> Rows from a dataset of charts and code:
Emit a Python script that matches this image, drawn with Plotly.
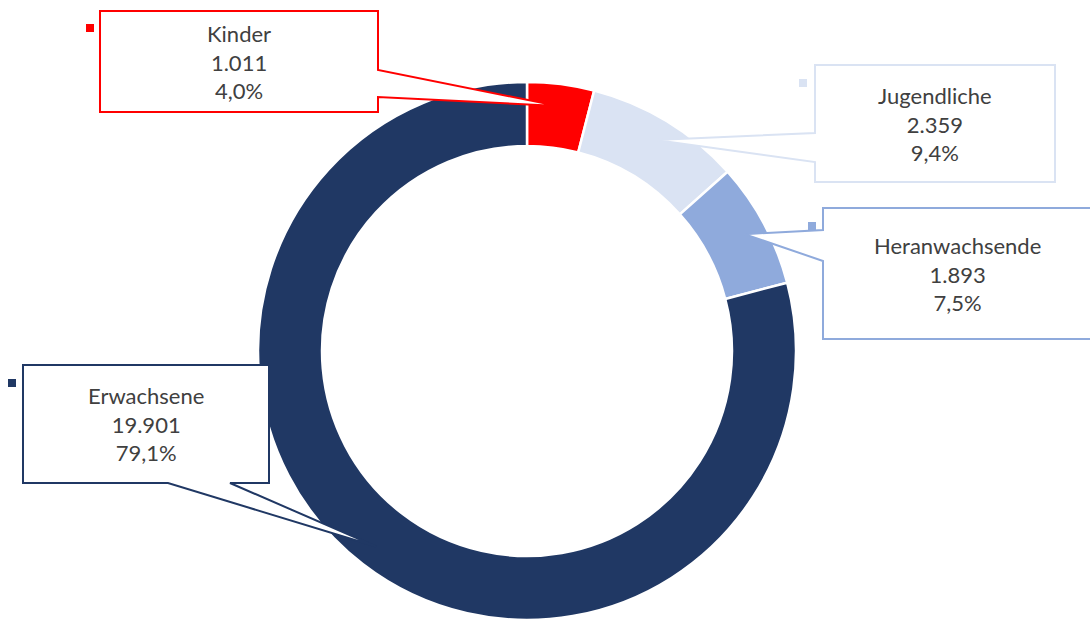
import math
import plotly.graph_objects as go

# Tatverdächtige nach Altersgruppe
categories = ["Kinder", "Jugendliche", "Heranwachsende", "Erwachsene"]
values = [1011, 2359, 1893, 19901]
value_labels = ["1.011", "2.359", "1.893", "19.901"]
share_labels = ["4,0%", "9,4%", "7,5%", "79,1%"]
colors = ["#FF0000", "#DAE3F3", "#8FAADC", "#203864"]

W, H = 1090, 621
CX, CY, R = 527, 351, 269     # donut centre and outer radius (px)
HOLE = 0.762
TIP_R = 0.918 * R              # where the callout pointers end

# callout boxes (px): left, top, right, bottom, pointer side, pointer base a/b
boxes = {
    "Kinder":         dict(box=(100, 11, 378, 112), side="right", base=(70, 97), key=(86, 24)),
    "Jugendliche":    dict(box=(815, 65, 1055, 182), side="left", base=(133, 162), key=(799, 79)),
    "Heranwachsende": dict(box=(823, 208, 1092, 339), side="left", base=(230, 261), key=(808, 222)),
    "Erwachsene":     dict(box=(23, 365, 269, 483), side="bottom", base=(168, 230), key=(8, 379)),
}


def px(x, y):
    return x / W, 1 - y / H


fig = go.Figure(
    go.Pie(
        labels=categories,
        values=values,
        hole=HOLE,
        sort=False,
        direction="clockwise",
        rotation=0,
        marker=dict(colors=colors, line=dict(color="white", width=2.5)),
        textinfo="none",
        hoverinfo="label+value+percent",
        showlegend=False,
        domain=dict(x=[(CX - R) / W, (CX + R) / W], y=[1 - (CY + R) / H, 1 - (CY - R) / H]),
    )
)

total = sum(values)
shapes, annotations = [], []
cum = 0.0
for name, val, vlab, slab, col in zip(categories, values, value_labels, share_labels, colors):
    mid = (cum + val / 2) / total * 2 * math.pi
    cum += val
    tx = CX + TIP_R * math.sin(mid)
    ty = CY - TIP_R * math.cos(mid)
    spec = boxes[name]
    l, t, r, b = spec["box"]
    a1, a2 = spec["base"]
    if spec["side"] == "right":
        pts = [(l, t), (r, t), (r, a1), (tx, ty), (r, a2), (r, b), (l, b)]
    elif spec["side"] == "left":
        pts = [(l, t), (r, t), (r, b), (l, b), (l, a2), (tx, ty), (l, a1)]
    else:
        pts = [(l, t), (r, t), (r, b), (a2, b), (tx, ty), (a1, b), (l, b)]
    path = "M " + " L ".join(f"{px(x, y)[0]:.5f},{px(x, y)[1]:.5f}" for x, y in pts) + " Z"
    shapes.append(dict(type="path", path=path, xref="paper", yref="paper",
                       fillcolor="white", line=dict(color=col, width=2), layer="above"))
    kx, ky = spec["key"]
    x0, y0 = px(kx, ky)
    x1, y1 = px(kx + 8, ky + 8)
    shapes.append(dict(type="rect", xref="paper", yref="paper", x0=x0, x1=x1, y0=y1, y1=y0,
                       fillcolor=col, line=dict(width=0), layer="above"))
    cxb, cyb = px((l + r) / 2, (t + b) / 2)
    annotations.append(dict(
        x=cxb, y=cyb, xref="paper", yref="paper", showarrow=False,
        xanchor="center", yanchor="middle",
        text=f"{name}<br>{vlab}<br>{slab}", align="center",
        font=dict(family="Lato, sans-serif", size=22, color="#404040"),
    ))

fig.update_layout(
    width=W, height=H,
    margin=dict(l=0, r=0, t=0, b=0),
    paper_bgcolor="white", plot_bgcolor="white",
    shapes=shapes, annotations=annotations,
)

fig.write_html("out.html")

...

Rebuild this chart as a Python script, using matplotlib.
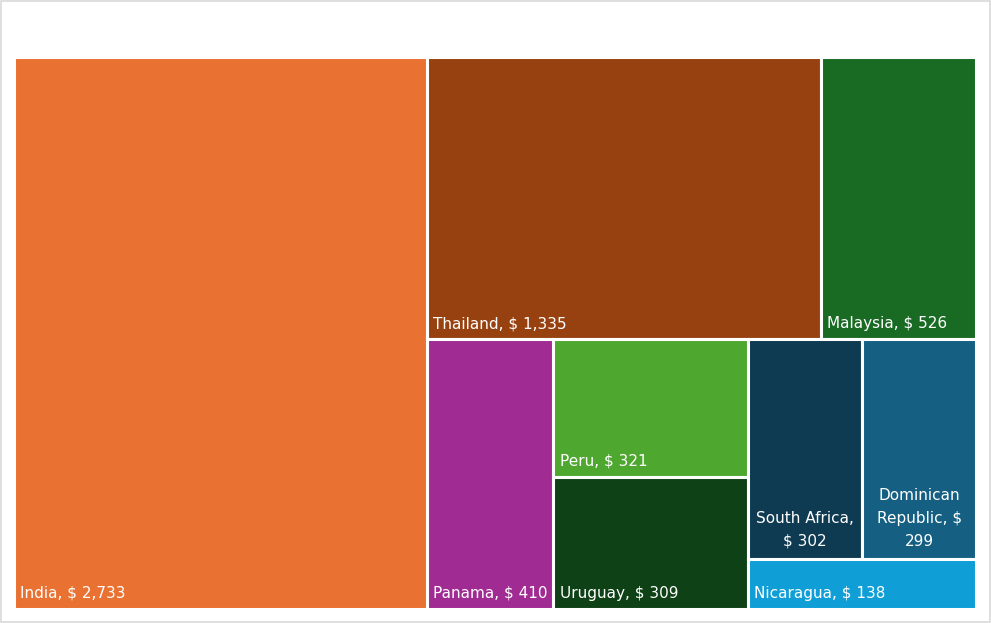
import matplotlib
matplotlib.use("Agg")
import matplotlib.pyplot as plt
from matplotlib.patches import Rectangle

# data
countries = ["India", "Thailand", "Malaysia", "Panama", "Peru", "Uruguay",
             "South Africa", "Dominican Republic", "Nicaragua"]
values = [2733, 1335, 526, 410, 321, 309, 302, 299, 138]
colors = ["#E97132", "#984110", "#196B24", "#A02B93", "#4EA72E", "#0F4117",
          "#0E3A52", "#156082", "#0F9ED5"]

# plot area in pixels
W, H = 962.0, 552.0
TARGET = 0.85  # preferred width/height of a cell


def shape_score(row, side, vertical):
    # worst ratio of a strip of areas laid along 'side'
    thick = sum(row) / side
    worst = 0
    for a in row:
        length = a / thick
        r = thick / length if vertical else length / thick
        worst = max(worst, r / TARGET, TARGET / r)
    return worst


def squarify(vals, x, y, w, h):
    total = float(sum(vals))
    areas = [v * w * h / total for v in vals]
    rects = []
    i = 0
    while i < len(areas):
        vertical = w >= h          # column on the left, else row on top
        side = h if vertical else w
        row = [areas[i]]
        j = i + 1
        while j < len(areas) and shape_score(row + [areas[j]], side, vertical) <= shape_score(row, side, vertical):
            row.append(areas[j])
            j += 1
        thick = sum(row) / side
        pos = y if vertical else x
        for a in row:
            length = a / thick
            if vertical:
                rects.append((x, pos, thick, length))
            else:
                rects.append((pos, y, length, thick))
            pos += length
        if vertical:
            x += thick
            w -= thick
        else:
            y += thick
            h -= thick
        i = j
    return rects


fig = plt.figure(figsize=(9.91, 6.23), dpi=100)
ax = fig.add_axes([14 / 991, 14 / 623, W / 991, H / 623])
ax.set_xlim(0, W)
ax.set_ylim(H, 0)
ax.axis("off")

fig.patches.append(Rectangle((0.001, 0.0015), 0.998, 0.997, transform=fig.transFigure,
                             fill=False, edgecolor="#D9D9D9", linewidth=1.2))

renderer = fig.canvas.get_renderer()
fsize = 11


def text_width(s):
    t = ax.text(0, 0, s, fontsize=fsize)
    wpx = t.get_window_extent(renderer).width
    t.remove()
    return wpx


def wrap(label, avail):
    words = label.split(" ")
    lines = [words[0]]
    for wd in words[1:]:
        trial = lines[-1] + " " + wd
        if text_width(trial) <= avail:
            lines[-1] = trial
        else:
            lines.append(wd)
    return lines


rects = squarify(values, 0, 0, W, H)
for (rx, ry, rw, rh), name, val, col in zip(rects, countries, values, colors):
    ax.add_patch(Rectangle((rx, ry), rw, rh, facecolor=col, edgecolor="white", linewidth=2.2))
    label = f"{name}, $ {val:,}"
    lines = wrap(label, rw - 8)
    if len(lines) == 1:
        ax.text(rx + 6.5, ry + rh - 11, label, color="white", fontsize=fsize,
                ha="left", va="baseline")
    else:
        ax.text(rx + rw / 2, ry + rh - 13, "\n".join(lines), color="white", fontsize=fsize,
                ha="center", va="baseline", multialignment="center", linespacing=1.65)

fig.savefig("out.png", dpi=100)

> What is required: Using the entries above, transcribe every line from the line containing "Emit a Python" through the line containing "TIP_R = 0.918". Do not copy pictures.

> Reply to the task:
Emit a Python script that matches this image, drawn with Plotly.
import math
import plotly.graph_objects as go

# Tatverdächtige nach Altersgruppe
categories = ["Kinder", "Jugendliche", "Heranwachsende", "Erwachsene"]
values = [1011, 2359, 1893, 19901]
value_labels = ["1.011", "2.359", "1.893", "19.901"]
share_labels = ["4,0%", "9,4%", "7,5%", "79,1%"]
colors = ["#FF0000", "#DAE3F3", "#8FAADC", "#203864"]

W, H = 1090, 621
CX, CY, R = 527, 351, 269     # donut centre and outer radius (px)
HOLE = 0.762
TIP_R = 0.918 * R              # where the callout pointers end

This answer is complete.